YARGITAY KARARI
DAİRE : 5. Hukuk Dairesi
ESAS NO : 2015/14522
KARAR NO : 2016/3083
KARAR TARİHİ : 22.02.2016
MAHKEMESİ : Vezirköprü 1. Asliye Hukuk Mahkemesi
TARİHİ : 24/05/2013
NUMARASI : 2012/142-2013/286
Taraflar arasındaki 4650 sayılı Kanunla değişik 2942 sayılı Kamulaştırma Kanununun 10. maddesine dayanan kamulaştırma bedelinin tespiti ve kamulaştırılan taşınmazın Hazine adına tescili davasından dolayı yapılan yargılama sonunda: Davanın kabulüne dair verilen yukarıda gün ve sayıları yazılı hükmün Yargıtay’ca incelenmesi, davalı vekilince verilen dilekçe ile istenilmiş olmakla, dosyadaki belgeler okunup uyuşmazlık anlaşıldıktan sonra gereği görüşülüp düşünüldü:
– K A R A R –
Dava, 4650 sayılı Kanunla değişik 2942 sayılı Kamulaştırma Kanununun 10. maddesine dayanan kamulaştırma bedelinin tespiti ve kamulaştırılan taşınmazın Hazine adına tescili istemine ilişkindir.

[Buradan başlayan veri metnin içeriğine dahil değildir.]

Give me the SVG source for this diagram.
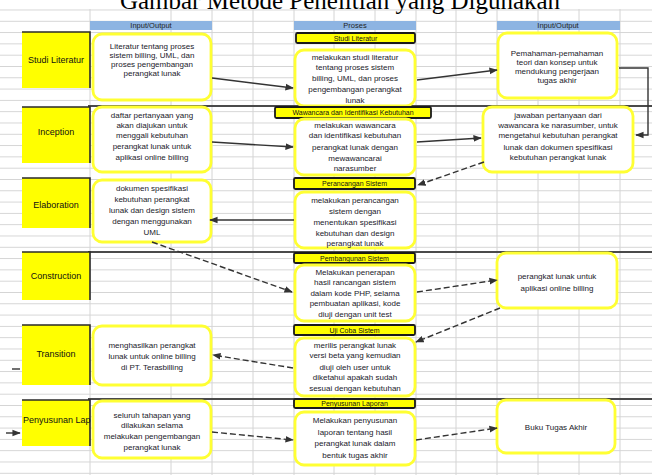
<svg xmlns="http://www.w3.org/2000/svg" width="652" height="475" viewBox="0 0 652 475">
<defs>
<style>
.vg{stroke:#d4d4d4;stroke-width:1}
.hdr{fill:#8db4e2}
.hdrt{font-family:"Liberation Sans",Arial,sans-serif;font-size:7.5px;fill:#1f1f1f;text-anchor:middle}
.lbl{fill:#ffff00}
.lblb{fill:none;stroke:#2a2a2a;stroke-width:1.6}
.lblt{font-family:"Liberation Sans",Arial,sans-serif;font-size:9px;fill:#111;text-anchor:middle}
.box{fill:#fff;stroke:#ffff33;stroke-width:2.8}
.bar{fill:#ffff00;stroke:#1a1a1a;stroke-width:1.8}
.bart{font-family:"Liberation Sans",Arial,sans-serif;font-size:7px;fill:#111;text-anchor:middle}
.t{font-family:"Liberation Sans",Arial,sans-serif;font-size:8px;fill:#1a1a2a;text-anchor:middle}
.c{fill:none;stroke:#333;stroke-width:1.4;marker-end:url(#ah)}
.d{stroke-dasharray:6 3}
.sep{stroke:#4a4a4a;stroke-width:2}
</style>
<marker id="ah" viewBox="0 0 10 10" refX="9" refY="5" markerWidth="6" markerHeight="6" orient="auto"><path d="M0,1 L10,5 L0,9 z" fill="#333"/></marker>
<pattern id="rows" x="0" y="9.5" width="652" height="11.3" patternUnits="userSpaceOnUse"><line x1="0" y1="0.5" x2="652" y2="0.5" stroke="#d4d4d4" stroke-width="1"/></pattern>
</defs>
<rect width="652" height="475" fill="#fff"/>
<rect width="652" height="475" fill="url(#rows)"/>
<g id="gridv">
<line class="vg" x1="90" y1="9" x2="90" y2="475"/>
<line class="vg" x1="171" y1="9" x2="171" y2="475"/>
<line class="vg" x1="212" y1="9" x2="212" y2="475"/>
<line class="vg" x1="253" y1="9" x2="253" y2="475"/>
<line class="vg" x1="294" y1="9" x2="294" y2="475"/>
<line class="vg" x1="334" y1="9" x2="334" y2="475"/>
<line class="vg" x1="375" y1="9" x2="375" y2="475"/>
<line class="vg" x1="416" y1="9" x2="416" y2="475"/>
<line class="vg" x1="456" y1="9" x2="456" y2="475"/>
<line class="vg" x1="497" y1="9" x2="497" y2="475"/>
<line class="vg" x1="538" y1="9" x2="538" y2="475"/>
<line class="vg" x1="579" y1="9" x2="579" y2="475"/>
<line class="vg" x1="620" y1="9" x2="620" y2="475"/>
</g>
<text x="340" y="9" font-family="Liberation Serif,Times New Roman,serif" font-size="25" text-anchor="middle" fill="#000">Gambar Metode Penelitian yang Digunakan</text>
<g id="separators">
<line class="sep" x1="88" y1="106" x2="652" y2="106"/>
<line class="sep" x1="88" y1="252" x2="652" y2="252"/>
<line class="sep" x1="88" y1="399" x2="652" y2="399"/>
</g>
<g id="headers">
<rect class="hdr" x="90" y="21" width="122" height="9"/><text class="hdrt" x="151" y="28">Input/Output</text>
<rect class="hdr" x="294" y="21" width="122" height="9"/><text class="hdrt" x="355" y="28">Proses</text>
<rect class="hdr" x="497" y="21" width="123" height="9"/><text class="hdrt" x="558" y="28">Input/Output</text>
</g>
<g id="phase-studi"><rect class="lbl" x="22" y="32" width="68" height="56"/><path class="lblb" d="M22 32 H90 V88"/><text class="lblt" x="56" y="63">Studi Literatur</text></g>
<g id="phase-inception"><rect class="lbl" x="22" y="107" width="68" height="56"/><path class="lblb" d="M22 107 H90 V163"/><text class="lblt" x="56" y="135">Inception</text></g>
<g id="phase-elaboration"><rect class="lbl" x="22" y="178" width="68" height="50"/><path class="lblb" d="M22 178 H90 V228"/><text class="lblt" x="56" y="208">Elaboration</text></g>
<g id="phase-construction"><rect class="lbl" x="22" y="252" width="68" height="48"/><path class="lblb" d="M22 252 H90 V300"/><text class="lblt" x="56" y="279">Construction</text></g>
<g id="phase-transition"><rect class="lbl" x="22" y="325" width="68" height="60"/><path class="lblb" d="M22 325 H90 V385"/><text class="lblt" x="56" y="357">Transition</text></g>
<g id="phase-penyusunan"><rect class="lbl" x="22" y="400" width="68" height="46"/><path class="lblb" d="M22 400 H90 V446"/><text class="lblt" x="23" y="423" style="text-anchor:start">Penyusunan Lap</text></g>

<g id="L1"><rect class="box" x="93" y="34" width="118" height="66" rx="9"/><text class="t"><tspan x="152" y="49">Literatur tentang proses</tspan><tspan x="152" y="58">sistem billing, UML, dan</tspan><tspan x="152" y="67">proses pengembangan</tspan><tspan x="152" y="76">perangkat lunak</tspan></text></g>
<g id="P1bar"><rect class="bar" x="296" y="33" width="119" height="10" rx="1.5"/><text class="bart" x="355.5" y="40.5">Studi Literatur</text></g>
<g id="M1"><rect class="box" x="295" y="50" width="120" height="56" rx="9"/><text class="t"><tspan x="355" y="60">melakukan studi literatur</tspan><tspan x="355" y="70">tentang proses sistem</tspan><tspan x="355" y="81">billing, UML, dan proses</tspan><tspan x="355" y="92">pengembangan perangkat</tspan><tspan x="355" y="103">lunak</tspan></text></g>
<g id="R1"><rect class="box" x="498" y="33" width="119" height="65" rx="9"/><text class="t"><tspan x="557" y="56">Pemahaman-pemahaman</tspan><tspan x="557" y="65">teori dan konsep untuk</tspan><tspan x="557" y="74">mendukung pengerjaan</tspan><tspan x="557" y="83">tugas akhir</tspan></text></g>

<g id="P2bar"><rect class="bar" x="275" y="107" width="156" height="11" rx="1.5"/><text class="bart" x="353" y="115">Wawancara dan Identifikasi Kebutuhan</text></g>
<g id="L2"><rect class="box" x="93" y="107" width="118" height="65" rx="9"/><text class="t"><tspan x="152" y="118">daftar pertanyaan yang</tspan><tspan x="152" y="128">akan diajukan untuk</tspan><tspan x="152" y="138">menggali kebutuhan</tspan><tspan x="152" y="149">perangkat lunak untuk</tspan><tspan x="152" y="160">aplikasi online billing</tspan></text></g>
<g id="M2"><rect class="box" x="295" y="119" width="120" height="56" rx="9"/><text class="t"><tspan x="355" y="128">melakukan wawancara</tspan><tspan x="355" y="138">dan identifikasi kebutuhan</tspan><tspan x="355" y="150">perangkat lunak dengan</tspan><tspan x="355" y="161">mewawancarai</tspan><tspan x="355" y="171">narasumber</tspan></text></g>
<g id="R2"><rect class="box" x="483" y="107" width="150" height="65" rx="9"/><text class="t"><tspan x="558" y="118">jawaban pertanyaan dari</tspan><tspan x="558" y="128">wawancara ke narasumber, untuk</tspan><tspan x="558" y="138">mengetahui kebutuhan perangkat</tspan><tspan x="558" y="150">lunak dan dokumen spesifikasi</tspan><tspan x="558" y="160">kebutuhan perangkat lunak</tspan></text></g>

<g id="P3bar"><rect class="bar" x="294" y="178" width="121" height="11" rx="1.5"/><text class="bart" x="354.5" y="186">Perancangan Sistem</text></g>
<g id="L3"><rect class="box" x="93" y="180" width="118" height="62" rx="9"/><text class="t"><tspan x="152" y="191">dokumen spesifikasi</tspan><tspan x="152" y="202">kebutuhan perangkat</tspan><tspan x="152" y="213">lunak dan design sistem</tspan><tspan x="152" y="224">dengan menggunakan</tspan><tspan x="152" y="235">UML</tspan></text></g>
<g id="M3"><rect class="box" x="295" y="192" width="120" height="56" rx="9"/><text class="t"><tspan x="355" y="203">melakukan perancangan</tspan><tspan x="355" y="214">sistem dengan</tspan><tspan x="355" y="225">menentukan spesifikasi</tspan><tspan x="355" y="236">kebutuhan dan design</tspan><tspan x="355" y="246">perangkat lunak</tspan></text></g>

<g id="P4bar"><rect class="bar" x="294" y="253" width="121" height="10" rx="1.5"/><text class="bart" x="354.5" y="260.5">Pembangunan Sistem</text></g>
<g id="M4"><rect class="box" x="295" y="265" width="120" height="56" rx="9"/><text class="t"><tspan x="355" y="275">Melakukan penerapan</tspan><tspan x="355" y="285">hasil rancangan sistem</tspan><tspan x="355" y="296">dalam kode PHP, selama</tspan><tspan x="355" y="306">pembuatan aplikasi, kode</tspan><tspan x="355" y="317">diuji dengan unit test</tspan></text></g>
<g id="R3"><rect class="box" x="497" y="253" width="120" height="55" rx="9"/><text class="t"><tspan x="557" y="279">perangkat lunak untuk</tspan><tspan x="557" y="291">aplikasi online billing</tspan></text></g>

<g id="P5bar"><rect class="bar" x="294" y="325" width="121" height="10" rx="1.5"/><text class="bart" x="354.5" y="332.5">Uji Coba Sistem</text></g>
<g id="L4"><rect class="box" x="93" y="326" width="118" height="59" rx="9"/><text class="t"><tspan x="152" y="348">menghasilkan perangkat</tspan><tspan x="152" y="359">lunak untuk online billing</tspan><tspan x="152" y="370">di PT. Terasbilling</tspan></text></g>
<g id="M5"><rect class="box" x="295" y="338" width="120" height="58" rx="9"/><text class="t"><tspan x="355" y="348">merilis perangkat lunak</tspan><tspan x="355" y="358">versi beta yang kemudian</tspan><tspan x="355" y="370">diuji oleh user untuk</tspan><tspan x="355" y="380">diketahui apakah sudah</tspan><tspan x="355" y="391">sesuai dengan kebutuhan</tspan></text></g>

<g id="P6bar"><rect class="bar" x="294" y="399" width="121" height="9" rx="1.5"/><text class="bart" x="354.5" y="406">Penyusunan Laporan</text></g>
<g id="L5"><rect class="box" x="93" y="401" width="118" height="57" rx="9"/><text class="t"><tspan x="152" y="418">seluruh tahapan yang</tspan><tspan x="152" y="428">dilakukan selama</tspan><tspan x="152" y="439">melakukan pengembangan</tspan><tspan x="152" y="450">perangkat lunak</tspan></text></g>
<g id="M6"><rect class="box" x="295" y="412" width="120" height="53" rx="9"/><text class="t"><tspan x="355" y="423">Melakukan penyusunan</tspan><tspan x="355" y="435">laporan tentang hasil</tspan><tspan x="355" y="446">perangkat lunak dalam</tspan><tspan x="355" y="458">bentuk tugas akhir</tspan></text></g>
<g id="R4"><rect class="box" x="497" y="400" width="118" height="53" rx="9"/><text class="t" x="556" y="430">Buku Tugas Akhir</text></g>

<g id="connectors">
<path class="c" d="M212 78 L293 88"/>
<path class="c" d="M417 80 L497 70"/>
<path class="c" d="M619 68 H648 V135 H636"/>
<path class="c" d="M212 142 L293 147"/>
<path class="c" d="M417 142 L481 138"/>
<path class="c d" d="M484 162 L418 185"/>
<path class="c" d="M294 220 L210 220"/>
<path class="c d" d="M152 242 L292 292"/>
<path class="c d" d="M417 292 L497 280"/>
<path class="c d" d="M500 308 L416 342"/>
<path class="c d" d="M293 368 L213 355"/>
<path class="c d" d="M212 432 L293 440"/>
<path class="c d" d="M416 440 L497 428"/>
<path fill="none" stroke="#333" stroke-width="1.4" d="M12 369 H20"/>
<path class="c" d="M6 433 H20"/>
</g>
</svg>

Mahkemece davanın kabulüne karar verilmiş; hüküm, davalı vekilince temyiz edilmiştir.
Arazi niteliğindeki taşınmaza gelir metodu esas alınarak, ağaçlara ise maktuen değer biçilmesinde yöntem olarak bir isabetsizlik görülmemiştir. Ancak;
1)Sulu tarım arazisi niteliğindeki taşınmazda; dosyadaki bilgi ve belgelere göre 2012 yılında iklim koşullarına bağlı yetersiz ve zamansız yağış nedeniyle verimde % 40-50’ye varan düşüş yaşandığı belirtilerek dekara verim miktarlarında indirim yapılmıştır.
Yargıtay uygulamalarına göre arazi niteliğindeki bir taşınmazın değeri belirlenirken daha önceki yıllara ilişkin olarak (5yıl ) normal koşullarda Tarım İlçe Müdürlüğünce tespit edilen verim miktarlarının ortalamasının dikkate alınması gerekir. Verim miktarlarının geçmiş yıllara oranla bir yılda bu denli değişip azalmış olmasının olağan kabulü mümkün değildir.
Kaldı ki; sulu tarım arazisi kabul edilen taşınmazın değerinin tespitinde; aynı yöreden Dairemize intikal eden ve taşınmazlara kuru tarım arazisi olarak değer biçen dosyalardaki bilirkişi kurulu raporlarında esas alınan münavebe ürünlerinin dekara verim miktarlarının da altında verim miktarları esas alınmak suretiyle değer belirlenmesi de doğru değildir.
Bu durumda mahkemece 2012 yılında Vezirköprü İlçesinde olağandışı durumlar nedeniyle verim düşüklüğü olduğundan bahisle indirim yapılmadan taşınmazın normal veriminin alındığı yıllar ortalamasına göre bedelinin tespit edilmesi gerektiği gözetilmeden dekara verim miktarlarında indirim yapılarak değer biçen rapora göre az bedel tespiti,
2)Dava konusu taşınmaz baraj gölü altında kaldığından 3402 sayılı Kadastro Kanununun 16/C maddesi uyarınca tapudan terkinine karar verilmesi ile yetinilmesi gerektiği halde, 4721 sayılı T.M.K. 999. madde uyarınca da terkine ilişkin hüküm kurulması,
3)Dava konusu taşınmaz üzerinde bulunan ağaçların yaş, cins ve verim durumuna göre maktu değerlerini gösterir cetveller İlçe Tarım Müdürlüğünden getirtilip, rapor denetlenmeden eksik inceleme ile karar verilmesi,
Doğru görülmemiştir.
Davalı vekilinin temyiz itirazları yerinde olduğundan hükmün açıklanan nedenlerle H.U.M.K.nun 428. maddesi gereğince BOZULMASINA, peşin alınan temyiz harcının istenildiğinde iadesine ve temyize başvurma harcının Hazineye irad kaydedilmesine, 22/02/2016 gününde oybirliğiyle karar verildi.